> Required task
Your task is to retype the lines between the line with "Output the web" and the line with "const pLin = [0, 0.00392];", inclusive. Copy no pictures and no other lines.

-- Start Data shown --

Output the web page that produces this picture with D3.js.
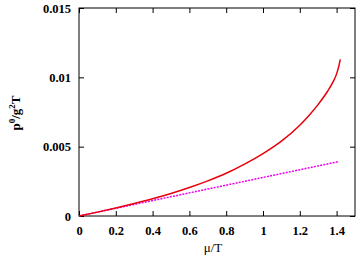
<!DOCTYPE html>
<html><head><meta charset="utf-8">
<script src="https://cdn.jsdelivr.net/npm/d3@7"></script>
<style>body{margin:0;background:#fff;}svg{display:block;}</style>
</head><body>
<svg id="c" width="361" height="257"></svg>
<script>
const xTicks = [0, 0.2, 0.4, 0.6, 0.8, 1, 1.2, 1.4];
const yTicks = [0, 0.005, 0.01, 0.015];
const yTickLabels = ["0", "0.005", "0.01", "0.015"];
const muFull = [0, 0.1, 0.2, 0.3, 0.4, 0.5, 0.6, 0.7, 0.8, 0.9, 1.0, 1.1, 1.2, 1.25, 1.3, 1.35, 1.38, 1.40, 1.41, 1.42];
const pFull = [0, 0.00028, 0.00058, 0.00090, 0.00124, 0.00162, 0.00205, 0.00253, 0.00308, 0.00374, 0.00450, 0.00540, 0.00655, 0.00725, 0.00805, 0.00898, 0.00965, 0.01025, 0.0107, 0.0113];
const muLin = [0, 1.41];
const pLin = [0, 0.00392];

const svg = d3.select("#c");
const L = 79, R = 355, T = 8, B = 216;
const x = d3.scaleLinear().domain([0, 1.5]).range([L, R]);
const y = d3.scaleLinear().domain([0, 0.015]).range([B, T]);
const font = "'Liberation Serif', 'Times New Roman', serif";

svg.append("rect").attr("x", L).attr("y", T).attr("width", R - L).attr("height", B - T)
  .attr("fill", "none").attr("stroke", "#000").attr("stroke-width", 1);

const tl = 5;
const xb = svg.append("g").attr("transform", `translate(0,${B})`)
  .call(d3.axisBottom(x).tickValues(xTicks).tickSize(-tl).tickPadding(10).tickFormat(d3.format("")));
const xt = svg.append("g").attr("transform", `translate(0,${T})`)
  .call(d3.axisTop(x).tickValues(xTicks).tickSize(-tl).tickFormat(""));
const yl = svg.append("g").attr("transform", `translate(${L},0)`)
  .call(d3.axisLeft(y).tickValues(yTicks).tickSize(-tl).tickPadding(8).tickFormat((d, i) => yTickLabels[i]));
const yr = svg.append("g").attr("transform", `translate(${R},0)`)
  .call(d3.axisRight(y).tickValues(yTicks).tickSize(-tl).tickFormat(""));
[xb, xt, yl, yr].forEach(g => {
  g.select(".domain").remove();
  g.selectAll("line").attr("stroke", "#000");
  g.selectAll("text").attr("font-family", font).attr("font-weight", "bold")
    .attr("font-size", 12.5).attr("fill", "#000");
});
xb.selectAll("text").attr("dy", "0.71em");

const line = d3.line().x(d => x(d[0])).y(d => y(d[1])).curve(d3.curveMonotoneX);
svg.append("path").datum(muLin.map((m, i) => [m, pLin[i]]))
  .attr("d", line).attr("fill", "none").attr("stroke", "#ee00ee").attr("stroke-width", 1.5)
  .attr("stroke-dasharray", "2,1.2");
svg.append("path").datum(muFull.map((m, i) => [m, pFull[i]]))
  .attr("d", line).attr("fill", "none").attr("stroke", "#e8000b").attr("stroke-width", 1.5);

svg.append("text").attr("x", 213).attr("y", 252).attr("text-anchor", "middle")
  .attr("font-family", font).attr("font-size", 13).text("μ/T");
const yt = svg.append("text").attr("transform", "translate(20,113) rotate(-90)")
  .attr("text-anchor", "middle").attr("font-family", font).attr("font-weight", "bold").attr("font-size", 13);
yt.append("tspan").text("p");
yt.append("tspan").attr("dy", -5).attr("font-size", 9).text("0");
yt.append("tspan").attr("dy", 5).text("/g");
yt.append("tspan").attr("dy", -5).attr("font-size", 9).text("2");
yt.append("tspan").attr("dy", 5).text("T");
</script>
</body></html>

-- End Data shown --
-- Start Data shown --

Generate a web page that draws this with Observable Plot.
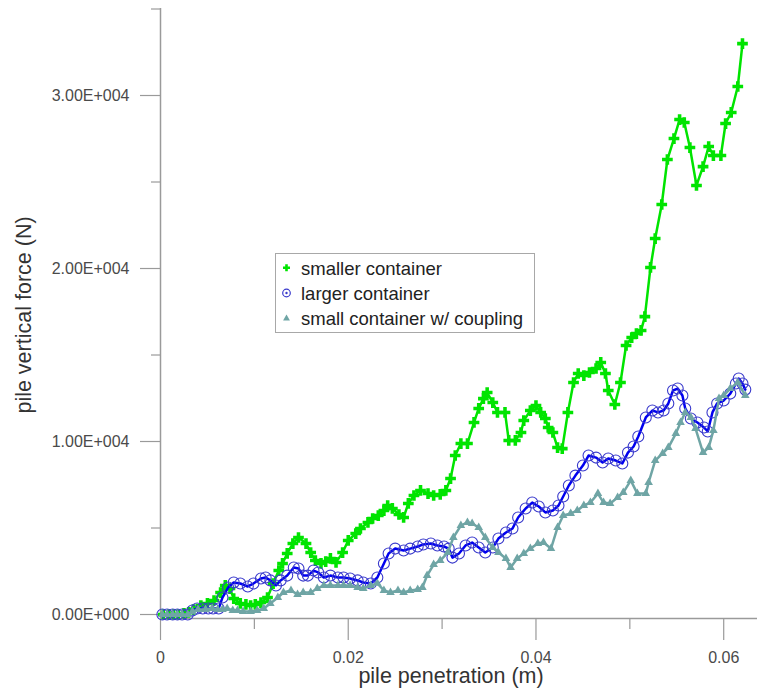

-- End Data shown --

> Answer to this problem
Output the web page that produces this picture with D3.js.
<!DOCTYPE html>
<html><head><meta charset="utf-8">
<script src="https://cdn.jsdelivr.net/npm/d3@7"></script>
<style>body{margin:0;background:#fff;}svg{display:block;}</style>
</head><body>
<svg id="c" width="361" height="257"></svg>
<script>
const xTicks = [0, 0.2, 0.4, 0.6, 0.8, 1, 1.2, 1.4];
const yTicks = [0, 0.005, 0.01, 0.015];
const yTickLabels = ["0", "0.005", "0.01", "0.015"];
const muFull = [0, 0.1, 0.2, 0.3, 0.4, 0.5, 0.6, 0.7, 0.8, 0.9, 1.0, 1.1, 1.2, 1.25, 1.3, 1.35, 1.38, 1.40, 1.41, 1.42];
const pFull = [0, 0.00028, 0.00058, 0.00090, 0.00124, 0.00162, 0.00205, 0.00253, 0.00308, 0.00374, 0.00450, 0.00540, 0.00655, 0.00725, 0.00805, 0.00898, 0.00965, 0.01025, 0.0107, 0.0113];
const muLin = [0, 1.41];
const pLin = [0, 0.00392];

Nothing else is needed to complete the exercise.